## Start Material
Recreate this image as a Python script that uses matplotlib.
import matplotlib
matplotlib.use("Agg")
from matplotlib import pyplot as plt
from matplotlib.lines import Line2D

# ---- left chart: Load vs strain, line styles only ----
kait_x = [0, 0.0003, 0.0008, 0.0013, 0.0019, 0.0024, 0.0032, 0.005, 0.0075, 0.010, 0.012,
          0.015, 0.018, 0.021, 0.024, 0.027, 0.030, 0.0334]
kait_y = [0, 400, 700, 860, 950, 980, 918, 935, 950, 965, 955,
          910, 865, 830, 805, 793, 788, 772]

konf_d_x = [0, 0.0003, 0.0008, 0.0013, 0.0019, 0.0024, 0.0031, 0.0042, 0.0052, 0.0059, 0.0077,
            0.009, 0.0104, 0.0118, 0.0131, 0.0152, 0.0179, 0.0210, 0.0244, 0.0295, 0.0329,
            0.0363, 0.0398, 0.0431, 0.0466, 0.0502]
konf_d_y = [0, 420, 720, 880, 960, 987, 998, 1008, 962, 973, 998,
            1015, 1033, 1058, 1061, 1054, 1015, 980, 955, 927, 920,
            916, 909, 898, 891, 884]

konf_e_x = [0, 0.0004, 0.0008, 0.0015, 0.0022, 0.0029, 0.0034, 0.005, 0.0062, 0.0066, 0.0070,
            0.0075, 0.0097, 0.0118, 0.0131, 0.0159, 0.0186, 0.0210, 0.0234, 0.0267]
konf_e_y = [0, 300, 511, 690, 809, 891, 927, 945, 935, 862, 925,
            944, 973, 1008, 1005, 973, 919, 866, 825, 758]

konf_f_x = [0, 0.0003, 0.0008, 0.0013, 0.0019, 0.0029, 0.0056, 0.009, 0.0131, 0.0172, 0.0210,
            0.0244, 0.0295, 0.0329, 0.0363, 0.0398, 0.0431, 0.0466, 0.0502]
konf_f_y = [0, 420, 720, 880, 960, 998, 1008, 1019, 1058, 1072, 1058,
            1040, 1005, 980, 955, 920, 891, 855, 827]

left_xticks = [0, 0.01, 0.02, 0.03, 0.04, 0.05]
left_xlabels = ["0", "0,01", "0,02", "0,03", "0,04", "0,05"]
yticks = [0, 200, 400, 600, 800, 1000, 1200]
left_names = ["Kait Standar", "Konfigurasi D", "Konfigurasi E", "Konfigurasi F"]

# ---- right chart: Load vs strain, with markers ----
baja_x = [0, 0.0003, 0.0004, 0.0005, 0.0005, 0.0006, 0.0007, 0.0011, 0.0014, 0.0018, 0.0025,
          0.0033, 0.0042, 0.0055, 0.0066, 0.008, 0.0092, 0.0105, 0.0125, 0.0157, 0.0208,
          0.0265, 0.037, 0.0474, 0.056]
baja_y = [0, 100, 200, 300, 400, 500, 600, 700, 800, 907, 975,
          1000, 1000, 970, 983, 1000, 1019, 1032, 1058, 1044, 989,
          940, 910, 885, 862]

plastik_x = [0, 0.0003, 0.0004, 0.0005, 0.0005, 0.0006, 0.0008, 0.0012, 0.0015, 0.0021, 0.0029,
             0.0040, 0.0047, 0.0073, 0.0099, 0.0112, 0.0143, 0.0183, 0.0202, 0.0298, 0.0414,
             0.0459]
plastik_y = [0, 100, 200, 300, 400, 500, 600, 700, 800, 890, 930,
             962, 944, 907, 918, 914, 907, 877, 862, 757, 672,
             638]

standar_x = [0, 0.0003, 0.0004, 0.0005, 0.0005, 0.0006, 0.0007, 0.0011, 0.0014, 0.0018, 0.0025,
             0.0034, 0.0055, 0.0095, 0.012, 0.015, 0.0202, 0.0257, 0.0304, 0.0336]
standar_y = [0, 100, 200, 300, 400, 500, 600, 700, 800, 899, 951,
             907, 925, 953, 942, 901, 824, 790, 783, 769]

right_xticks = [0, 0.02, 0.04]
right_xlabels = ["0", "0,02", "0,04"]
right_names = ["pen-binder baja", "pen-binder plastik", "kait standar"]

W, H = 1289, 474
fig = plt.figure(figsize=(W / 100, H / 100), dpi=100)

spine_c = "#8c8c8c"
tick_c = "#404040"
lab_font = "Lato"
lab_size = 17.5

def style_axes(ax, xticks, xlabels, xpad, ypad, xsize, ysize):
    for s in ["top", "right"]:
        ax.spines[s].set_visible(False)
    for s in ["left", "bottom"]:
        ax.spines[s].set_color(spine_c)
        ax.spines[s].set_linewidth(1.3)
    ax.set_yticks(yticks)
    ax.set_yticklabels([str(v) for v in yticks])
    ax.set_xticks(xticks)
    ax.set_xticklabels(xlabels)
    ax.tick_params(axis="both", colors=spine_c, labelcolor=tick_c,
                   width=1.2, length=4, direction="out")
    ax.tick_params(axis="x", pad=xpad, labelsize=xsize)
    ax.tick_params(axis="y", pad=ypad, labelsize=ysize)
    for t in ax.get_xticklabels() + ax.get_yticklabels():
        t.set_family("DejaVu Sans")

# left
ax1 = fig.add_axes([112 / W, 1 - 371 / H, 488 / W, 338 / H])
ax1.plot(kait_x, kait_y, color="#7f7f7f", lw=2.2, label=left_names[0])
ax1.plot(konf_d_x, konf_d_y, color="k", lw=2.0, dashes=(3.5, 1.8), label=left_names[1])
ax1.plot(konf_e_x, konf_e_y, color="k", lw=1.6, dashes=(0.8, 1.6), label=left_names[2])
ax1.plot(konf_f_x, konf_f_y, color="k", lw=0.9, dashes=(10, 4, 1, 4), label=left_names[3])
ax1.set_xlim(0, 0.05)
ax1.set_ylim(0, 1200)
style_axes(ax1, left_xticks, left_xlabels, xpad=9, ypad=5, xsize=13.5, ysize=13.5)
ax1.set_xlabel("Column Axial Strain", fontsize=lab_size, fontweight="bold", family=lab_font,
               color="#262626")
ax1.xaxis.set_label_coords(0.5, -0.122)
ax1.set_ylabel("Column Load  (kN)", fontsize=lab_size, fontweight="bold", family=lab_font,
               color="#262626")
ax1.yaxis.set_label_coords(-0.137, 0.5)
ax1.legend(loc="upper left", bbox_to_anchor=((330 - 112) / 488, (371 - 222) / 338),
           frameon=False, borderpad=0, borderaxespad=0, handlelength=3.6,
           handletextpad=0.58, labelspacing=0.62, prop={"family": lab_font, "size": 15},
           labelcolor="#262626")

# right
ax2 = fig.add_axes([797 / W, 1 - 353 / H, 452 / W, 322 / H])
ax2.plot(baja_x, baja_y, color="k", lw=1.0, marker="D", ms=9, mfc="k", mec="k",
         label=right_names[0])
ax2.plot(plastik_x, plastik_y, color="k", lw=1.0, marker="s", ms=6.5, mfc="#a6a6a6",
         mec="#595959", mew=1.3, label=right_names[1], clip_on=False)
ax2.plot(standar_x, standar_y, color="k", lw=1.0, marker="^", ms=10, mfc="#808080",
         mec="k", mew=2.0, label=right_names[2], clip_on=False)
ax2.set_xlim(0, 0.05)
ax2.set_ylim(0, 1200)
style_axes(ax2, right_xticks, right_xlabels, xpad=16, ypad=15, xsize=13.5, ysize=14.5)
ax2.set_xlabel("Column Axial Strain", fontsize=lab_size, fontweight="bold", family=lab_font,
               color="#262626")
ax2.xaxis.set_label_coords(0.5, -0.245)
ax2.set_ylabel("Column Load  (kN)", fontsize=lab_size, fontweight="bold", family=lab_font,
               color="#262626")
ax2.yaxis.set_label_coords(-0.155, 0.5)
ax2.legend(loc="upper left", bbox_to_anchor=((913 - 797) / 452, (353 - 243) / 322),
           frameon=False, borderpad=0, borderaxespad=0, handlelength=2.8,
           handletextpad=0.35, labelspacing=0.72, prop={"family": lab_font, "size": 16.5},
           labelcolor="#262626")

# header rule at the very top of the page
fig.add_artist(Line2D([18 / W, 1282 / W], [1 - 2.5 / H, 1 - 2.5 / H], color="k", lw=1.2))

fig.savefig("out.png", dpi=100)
## End Material
** Problem to solve **
Quote exactly the lines running from the start of the listing above through the line where "944, 973, 1008, 1005, 973, 919, 866, 825, 758]" is found, and output no other lines.

** Response **
Recreate this image as a Python script that uses matplotlib.
import matplotlib
matplotlib.use("Agg")
from matplotlib import pyplot as plt
from matplotlib.lines import Line2D

# ---- left chart: Load vs strain, line styles only ----
kait_x = [0, 0.0003, 0.0008, 0.0013, 0.0019, 0.0024, 0.0032, 0.005, 0.0075, 0.010, 0.012,
          0.015, 0.018, 0.021, 0.024, 0.027, 0.030, 0.0334]
kait_y = [0, 400, 700, 860, 950, 980, 918, 935, 950, 965, 955,
          910, 865, 830, 805, 793, 788, 772]

konf_d_x = [0, 0.0003, 0.0008, 0.0013, 0.0019, 0.0024, 0.0031, 0.0042, 0.0052, 0.0059, 0.0077,
            0.009, 0.0104, 0.0118, 0.0131, 0.0152, 0.0179, 0.0210, 0.0244, 0.0295, 0.0329,
            0.0363, 0.0398, 0.0431, 0.0466, 0.0502]
konf_d_y = [0, 420, 720, 880, 960, 987, 998, 1008, 962, 973, 998,
            1015, 1033, 1058, 1061, 1054, 1015, 980, 955, 927, 920,
            916, 909, 898, 891, 884]

konf_e_x = [0, 0.0004, 0.0008, 0.0015, 0.0022, 0.0029, 0.0034, 0.005, 0.0062, 0.0066, 0.0070,
            0.0075, 0.0097, 0.0118, 0.0131, 0.0159, 0.0186, 0.0210, 0.0234, 0.0267]
konf_e_y = [0, 300, 511, 690, 809, 891, 927, 945, 935, 862, 925,
            944, 973, 1008, 1005, 973, 919, 866, 825, 758]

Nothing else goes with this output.